City councillor of Nea Smyrni
- Incumbent
- Assumed office 2014

President of the Hellenic Paralympic Committee
- In office 2000–2004

Personal details
- Profession: councillor

= Ioanna Karyofylli =

Ioanna Karyofylli is a city councillor of Nea Smyrni, Greece since 2014 and a former member of Greece's Ministry of Sport. Outside of politics, Karyofylli was the president of the Hellenic Paralympic Committee from 2000 to 2004 and general manager of the Athens Organizing Committee for the Olympic Games for the preparation of the 2004 Summer Olympics. After the Olympics, Karyofylli was awarded the Paralympic Order in 2004.

==Career==
Karyofylli originally worked in finance for Greece's Ministry of Sport when she moved to the ministry's sports development section in 1999. The same year, Karyofylli was a representative for the Greek Ministry at the Salt Lake City General Assembly meeting held by the International Paralympic Committee. In 2000, Karyofylli was named president of the Hellenic Paralympic Committee and became the general manager for the preparation of the 2004 Summer Paralympics.

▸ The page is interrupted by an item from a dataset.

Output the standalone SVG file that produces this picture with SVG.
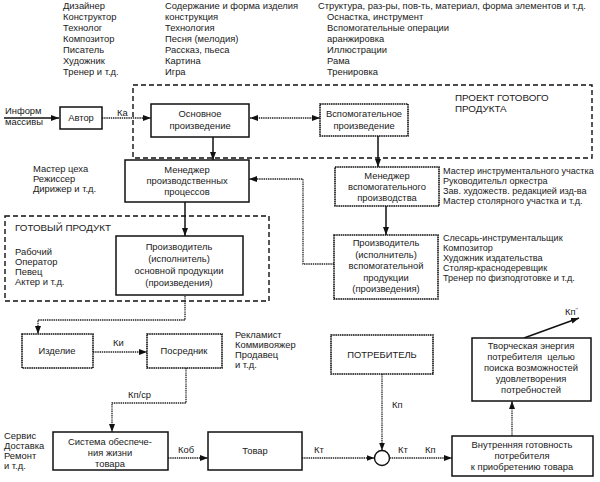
<svg xmlns="http://www.w3.org/2000/svg" width="600" height="482" viewBox="0 0 600 482">
<defs>
<marker id="ah" markerWidth="8" markerHeight="6" refX="8" refY="3" orient="auto-start-reverse" markerUnits="userSpaceOnUse"><path d="M0,0 L8,3 L0,6 z" fill="#111"/></marker>
<style>
text{font-family:"Liberation Sans",Arial,sans-serif;font-size:9.4px;fill:#1a1a1a}
.c{text-anchor:middle}
.s{font-size:9.1px}
.big{font-size:9.8px}
.box{fill:#fff;stroke:#111;stroke-width:1.5}
.dbox{fill:#fff;stroke:#111;stroke-width:1.6;stroke-dasharray:1.6 0.6}
.dash{fill:none;stroke:#111;stroke-width:1.4;stroke-dasharray:5 3}
.ln{fill:none;stroke:#111;stroke-width:1.5;marker-end:url(#ah)}
.dl{fill:none;stroke:#222;stroke-width:1.3;stroke-dasharray:1.4 0.8;marker-end:url(#ah)}
</style>
</defs>
<rect width="600" height="482" fill="#fff"/>

<g id="top-lists">
<text x="63" y="9">Дизайнер</text>
<text x="63" y="20">Конструктор</text>
<text x="63" y="31">Технолог</text>
<text x="63" y="42">Композитор</text>
<text x="63" y="53">Писатель</text>
<text x="63" y="64">Художник</text>
<text x="63" y="75">Тренер и т.д.</text>
<text x="165" y="9">Содержание и форма изделия</text>
<text x="165" y="20">конструкция</text>
<text x="165" y="31">Технология</text>
<text x="165" y="42">Песня (мелодия)</text>
<text x="165" y="53">Рассказ, пьеса</text>
<text x="165" y="64">Картина</text>
<text x="165" y="75">Игра</text>
<text x="318" y="9">Структура, раз-ры, пов-ть, материал, форма элементов и т.д.</text>
<text x="327" y="20">Оснастка, инструмент</text>
<text x="327" y="31">Вспомогательные операции</text>
<text x="327" y="42">аранжировка</text>
<text x="327" y="53">Иллюстрации</text>
<text x="327" y="64">Рама</text>
<text x="327" y="75">Тренировка</text>
</g>

<g id="groups">
<rect class="dash" x="133" y="85" width="459" height="73"/>
<text x="455" y="101" class="big">ПРОЕКТ ГОТОВОГО</text>
<text x="455" y="112" class="big">ПРОДУКТА</text>
<rect class="dash" x="5" y="216" width="264" height="85"/>
<text x="15" y="231" class="big">ГОТОВЫЙ ПРОДУКТ</text>
</g>

<g id="side-lists">
<text x="5" y="114">Информ</text>
<text x="5" y="125">массивы</text>
<text x="33" y="172">Мастер цеха</text>
<text x="33" y="182">Режиссер</text>
<text x="33" y="192">Дирижер и т.д.</text>
<text class="s" x="443" y="174">Мастер инструментального участка</text>
<text class="s" x="443" y="184">Руководительл оркестра</text>
<text class="s" x="443" y="194">Зав. художеств. редакцией изд-ва</text>
<text class="s" x="443" y="204">Мастер столярного участка и т.д.</text>
<text x="15" y="255">Рабочий</text>
<text x="15" y="265">Оператор</text>
<text x="15" y="275">Певец</text>
<text x="15" y="285">Актер и т.д.</text>
<text class="s" x="443" y="241">Слесарь-инструментальщик</text>
<text class="s" x="443" y="251">Композитор</text>
<text class="s" x="443" y="261">Художник издательства</text>
<text class="s" x="443" y="271">Столяр-краснодеревщик</text>
<text class="s" x="443" y="281">Тренер по физподготовке и т.д.</text>
<text x="235" y="338">Рекламист</text>
<text x="235" y="348">Коммивояжер</text>
<text x="235" y="358">Продавец</text>
<text x="235" y="368">и т.д.</text>
<text x="4" y="439">Сервис</text>
<text x="4" y="449">Доставка</text>
<text x="4" y="459">Ремонт</text>
<text x="4" y="469">и т.д.</text>
</g>

<g id="connectors">
<line class="ln" x1="4" y1="118" x2="59" y2="118"/>
<line class="dl" x1="102" y1="118" x2="151" y2="118"/>
<line class="dl" x1="250" y1="118" x2="320" y2="118" style="marker-start:url(#ah)"/>
<line class="ln" x1="213" y1="137" x2="213" y2="160"/>
<line class="ln" x1="378" y1="136" x2="378" y2="167"/>
<polyline class="dl" points="334,264 303,264 303,179 249,179"/>
<line class="ln" x1="185" y1="202" x2="185" y2="236"/>
<line class="ln" x1="386" y1="206" x2="386" y2="235"/>
<polyline class="dl" points="185,296 185,320 38,320 38,334"/>
<line class="dl" x1="93" y1="352" x2="147" y2="352"/>
<polyline class="dl" points="186,368 186,403 112,403 112,432"/>
<line class="dl" x1="168" y1="458" x2="208" y2="458"/>
<line class="dl" x1="302" y1="458" x2="374.5" y2="458"/>
<line class="dl" x1="382" y1="374" x2="382" y2="450.5"/>
<line class="dl" x1="389.5" y1="458" x2="452" y2="458"/>
<line class="dl" x1="512" y1="436" x2="512" y2="401"/>
<line class="ln" x1="524" y1="338" x2="579" y2="318"/>
<circle cx="382" cy="458" r="7.5" fill="#fff" stroke="#111" stroke-width="1.4"/>
<text x="117" y="116">Ка</text>
<text x="113" y="346">Ки</text>
<text x="128" y="398">Кп/ср</text>
<text x="178" y="453">Коб</text>
<text x="314" y="453">Кт</text>
<text x="392" y="408">Кп</text>
<text x="398" y="453">Кт</text>
<text x="425" y="453">Кп</text>
<text x="565" y="315">Кп<tspan font-size="6" dy="-3">''</tspan></text>
</g>

<g id="n-avtor"><rect class="box" x="60" y="107" width="42" height="22"/><text class="c" x="81" y="121">Автор</text></g>
<g id="n-osnovnoe"><rect class="box" x="151" y="104" width="98" height="33"/><text class="c" x="200" y="117">Основное</text><text class="c" x="200" y="129">произведение</text></g>
<g id="n-vspom"><rect class="dbox" x="320" y="104" width="88" height="32"/><text class="c" x="364" y="117">Вспомогательное</text><text class="c" x="364" y="129">произведение</text></g>
<g id="n-menedzher-pr"><rect class="box" x="125" y="160" width="124" height="42"/><text class="c" x="187" y="173">Менеджер</text><text class="c" x="187" y="184">производственных</text><text class="c" x="187" y="195">процессов</text></g>
<g id="n-menedzher-vsp"><rect class="dbox" x="335" y="167" width="104" height="39"/><text class="c" x="387" y="179">Менеджер</text><text class="c" x="387" y="190">вспомогательного</text><text class="c" x="387" y="201">производства</text></g>
<g id="n-proizv-osn"><rect class="box" x="116" y="236" width="127" height="59"/><text class="c" x="179" y="250">Производитель</text><text class="c" x="179" y="262">(исполнитель)</text><text class="c" x="179" y="274">основной продукции</text><text class="c" x="179" y="286">(произведения)</text></g>
<g id="n-proizv-vsp"><rect class="dbox" x="334" y="235" width="104" height="64"/><text class="c" x="386" y="246">Производитель</text><text class="c" x="386" y="257.5">(исполнитель)</text><text class="c" x="386" y="269">вспомогательной</text><text class="c" x="386" y="280.5">продукции</text><text class="c" x="386" y="292">(произведения)</text></g>
<g id="n-izdelie"><rect class="dbox" x="22" y="334" width="71" height="34"/><text class="c" x="57" y="354">Изделие</text></g>
<g id="n-posrednik"><rect class="dbox" x="147" y="334" width="75" height="34"/><text class="c" x="184" y="354">Посредник</text></g>
<g id="n-sistema"><rect class="box" x="53" y="432" width="115" height="38"/><text class="c" x="110" y="445">Система обеспече-</text><text class="c" x="110" y="456">ния жизни</text><text class="c" x="110" y="467">товара</text></g>
<g id="n-tovar"><rect class="box" x="208" y="432" width="94" height="38"/><text class="c" x="255" y="454">Товар</text></g>
<g id="n-potrebitel"><rect class="dbox" x="331" y="335" width="102" height="39"/><text class="c" x="382" y="358">ПОТРЕБИТЕЛЬ</text></g>
<g id="n-tvorch"><rect class="box" x="472" y="338" width="119" height="63"/><text class="c" x="531" y="349">Творческая энергия</text><text class="c" x="531" y="360" xml:space="preserve">потребителя  целью</text><text class="c" x="531" y="371">поиска возможностей</text><text class="c" x="531" y="382">удовлетворения</text><text class="c" x="531" y="393">потребностей</text></g>
<g id="n-vnutr"><rect class="box" x="452" y="436" width="141" height="40"/><text class="c" x="522" y="448">Внутренняя готовность</text><text class="c" x="522" y="459">потребителя</text><text class="c" x="522" y="470">к приобретению товара</text></g>
</svg>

As a member of the Athens Organizing Committee for the Olympic Games, Karyofylli was a part of the planning to make transportation in Athens more accessible for Paralympic competitors. In 2005, Karyoflli was elected as a member of the European Paralympic Committee. In 2009, Karyofylli was nominated to be a member of the IPC, but she was not elected. Outside of her career in sports development, Karyofylli was the head of mission for Greece at the 2013 Mediterranean Games. In 2014, she was selected for a five year term as a city councillor for Nea Smyrni.

==Awards and honours==
In 2004, Karyofylli was awarded the Paralympic Order.